More practically, decisions built on false certainty waste resources. A service planned on inflated demand data ends up underused. A project justified by overstated savings drains budgets from better options. A charity that repeats untested claims risks spending years on work that helps fewer people than it believes.

The cost of these errors is not just financial. It is cultural. Organisations that cannot admit uncertainty lose the ability to learn. The habit of repetition replaces the discipline of inquiry.

There are signs of progress. The government’s Evaluation Task Force, launched in 2021, aims to embed evaluation and evidence standards across departments. It promotes clarity about where figures come from and how they should be used. Independent organisations like the King’s Fund, the Institute for Government, and NPC continue to publish detailed assessments of how evidence is distorted in practice. These efforts may not eliminate the problem, but they make it harder for myths to survive unchallenged.

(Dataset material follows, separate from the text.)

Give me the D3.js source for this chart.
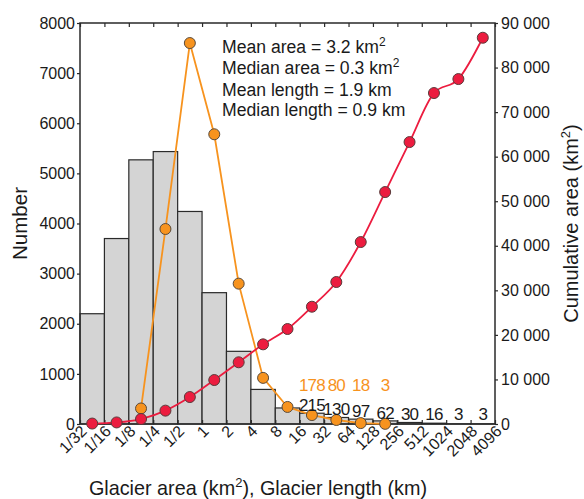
<!DOCTYPE html>
<html><head><meta charset="utf-8">
<script src="https://cdn.jsdelivr.net/npm/d3@7"></script>
<style>
body{margin:0;background:#fff;}
text{font-family:"Liberation Sans",Arial,sans-serif;fill:#1a1a1a;}
</style></head>
<body>
<svg id="c" width="584" height="499"></svg>
<script>
// Bin edges as log2 exponents: 1/32 ... 4096
const tickExps = d3.range(-5, 13);
const tickLabels = ["1/32","1/16","1/8","1/4","1/2","1","2","4","8","16","32","64","128","256","512","1024","2048","4096"];
// Number of glaciers per area bin (17 bins)
const areaCounts = [2200,3700,5270,5435,4240,2620,1450,690,320,215,130,97,62,30,16,3,3];
// Labels written above the small bars (bins 10..17)
const areaLabelBins = [9,10,11,12,13,14,15,16];
// Number of glaciers per length bin, starting at bin index 2 (1/8-1/4)
const lengthStart = 2;
const lengthCounts = [310,3890,7600,5780,2800,920,340,178,80,18,3];
const lengthLabelBins = [9,10,11,12];
// Cumulative area (km2) per bin
const cumArea = [100,350,1120,3000,6050,9870,13850,17880,21320,26320,31870,40840,52060,63280,74280,77420,86690];
const leftTicks = [0,1000,2000,3000,4000,5000,6000,7000,8000];
const rightTicks = [0,10000,20000,30000,40000,50000,60000,70000,80000,90000];

const svg = d3.select("#c");
const L = 80, R = 495, T = 23, B = 424;
const x = d3.scaleLinear().domain([-5, 12]).range([L, R]);
const y = d3.scaleLinear().domain([0, 8000]).range([B, T]);
const y2 = d3.scaleLinear().domain([0, 90000]).range([B, T]);
const cx = i => x(-5 + i + 0.5);

const orange = "#f7931e", red = "#ec1c3f";

// bars
svg.append("g").selectAll("rect").data(areaCounts).join("rect")
  .attr("x", (d,i) => x(-5+i)).attr("width", x(-4)-x(-5))
  .attr("y", d => y(d)).attr("height", d => B - y(d))
  .attr("fill", "#d4d4d4").attr("stroke", "#2a2a2a").attr("stroke-width", 1.2);

// frame
svg.append("rect").attr("x", L).attr("y", T).attr("width", R-L).attr("height", B-T)
  .attr("fill", "none").attr("stroke", "#2a2a2a").attr("stroke-width", 1.5);

// axes
const gl = svg.append("g").attr("transform", `translate(${L},0)`)
  .call(d3.axisLeft(y).tickValues(leftTicks).tickSize(3).tickPadding(2).tickFormat(d3.format("d")));
const gr = svg.append("g").attr("transform", `translate(${R},0)`)
  .call(d3.axisRight(y2).tickValues(rightTicks).tickSize(3).tickPadding(3).tickFormat(d => d === 0 ? "0" : d3.format(",")(d).replace(/,/g, " ")));
const gb = svg.append("g").attr("transform", `translate(0,${B})`)
  .call(d3.axisBottom(x).tickValues(tickExps).tickSize(-4).tickPadding(6).tickFormat((d,i) => tickLabels[i]));
const gt = svg.append("g").attr("transform", `translate(0,${T})`)
  .call(d3.axisTop(x).tickValues(tickExps).tickSize(-4).tickFormat(""));
[gl, gr, gb, gt].forEach(g => {
  g.select(".domain").remove();
  g.selectAll(".tick line").attr("stroke", "#2a2a2a").attr("stroke-width", 1.2);
  g.selectAll("text").attr("font-size", 16).attr("fill", "#1a1a1a").attr("font-family", "Liberation Sans, Arial, sans-serif");
});
gb.selectAll("text").attr("text-anchor", "end").attr("dx", "0").attr("dy", "0")
  .attr("transform", "translate(3,4) rotate(-45)");

// orange length line
const lenPts = lengthCounts.map((v,k) => [cx(lengthStart+k), y(v)]);
svg.append("path").attr("d", d3.line().curve(d3.curveLinear)(lenPts))
  .attr("fill", "none").attr("stroke", orange).attr("stroke-width", 1.8);
svg.append("g").selectAll("circle").data(lenPts).join("circle")
  .attr("cx", d => d[0]).attr("cy", d => d[1]).attr("r", 5.5)
  .attr("fill", orange).attr("stroke", "#5a4a3a").attr("stroke-width", 1);

// red cumulative line
const cumPts = cumArea.map((v,i) => [cx(i), y2(v)]);
svg.append("path").attr("d", d3.line().curve(d3.curveMonotoneX)(cumPts))
  .attr("fill", "none").attr("stroke", red).attr("stroke-width", 1.8);
svg.append("g").selectAll("circle").data(cumPts).join("circle")
  .attr("cx", d => d[0]).attr("cy", d => d[1]).attr("r", 5.5)
  .attr("fill", red).attr("stroke", "#5a3a3a").attr("stroke-width", 1);

// count labels
svg.append("g").selectAll("text").data(areaLabelBins).join("text")
  .attr("x", i => cx(i)).attr("y", i => Math.min(y(areaCounts[i]) - 2, 420))
  .attr("text-anchor", "middle").attr("font-size", 17).attr("letter-spacing", -0.8).text(i => areaCounts[i]);
svg.append("g").selectAll("text").data(lengthLabelBins).join("text")
  .attr("x", i => cx(i)).attr("y", 391)
  .attr("text-anchor", "middle").attr("font-size", 17).attr("letter-spacing", -0.8).style("fill", orange)
  .text(i => lengthCounts[i - lengthStart]);

// annotation
const ann = [["Mean area = 3.2 km", "2", 53], ["Median area = 0.3 km", "2", 74], ["Mean length = 1.9 km", "", 96], ["Median length = 0.9 km", "", 116]];
ann.forEach(a => {
  const t = svg.append("text").attr("x", 222).attr("y", a[2]).attr("font-size", 17.6);
  t.append("tspan").text(a[0]);
  if (a[1]) t.append("tspan").attr("dy", -7).attr("font-size", 12).text(a[1]);
});

// axis titles
const xt = svg.append("text").attr("x", 258).attr("y", 495).attr("text-anchor", "middle").attr("font-size", 19.8);
xt.append("tspan").text("Glacier area (km");
xt.append("tspan").attr("dy", -8).attr("font-size", 13).text("2");
xt.append("tspan").attr("dy", 8).text("), Glacier length (km)");

svg.append("text").attr("transform", `translate(27,${(T+B)/2}) rotate(-90)`)
  .attr("text-anchor", "middle").attr("font-size", 20.5).text("Number");

const rt = svg.append("text").attr("transform", `translate(578,${(T+B)/2}) rotate(-90)`)
  .attr("text-anchor", "middle").attr("font-size", 20);
rt.append("tspan").text("Cumulative area (km");
rt.append("tspan").attr("dy", -8).attr("font-size", 13).text("2");
rt.append("tspan").attr("dy", 8).text(")");
</script>
</body></html>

Ultimately, the issue is not that people lie. It is that the truth becomes simplified, polished, and repeated until it loses its shape. A provisional claim becomes a comfortable story, and the story becomes policy. The pattern is familiar and corrosive. Early optimism becomes settled truth, and repetition replaces verification.

Yet it doesn’t have to stay that way. Every organisation, from government departments to charities and private firms, can choose to make its evidence trail visible. Keep the caveats. Publish the sources. Question the figures that sound too neat. Each time a number is used, ask who first said it and why.

The call to action is simple: stop rewarding certainty and start rewarding honesty. The real truth may be awkward and uneven, but it is the only thing that can be trusted to stand up over time.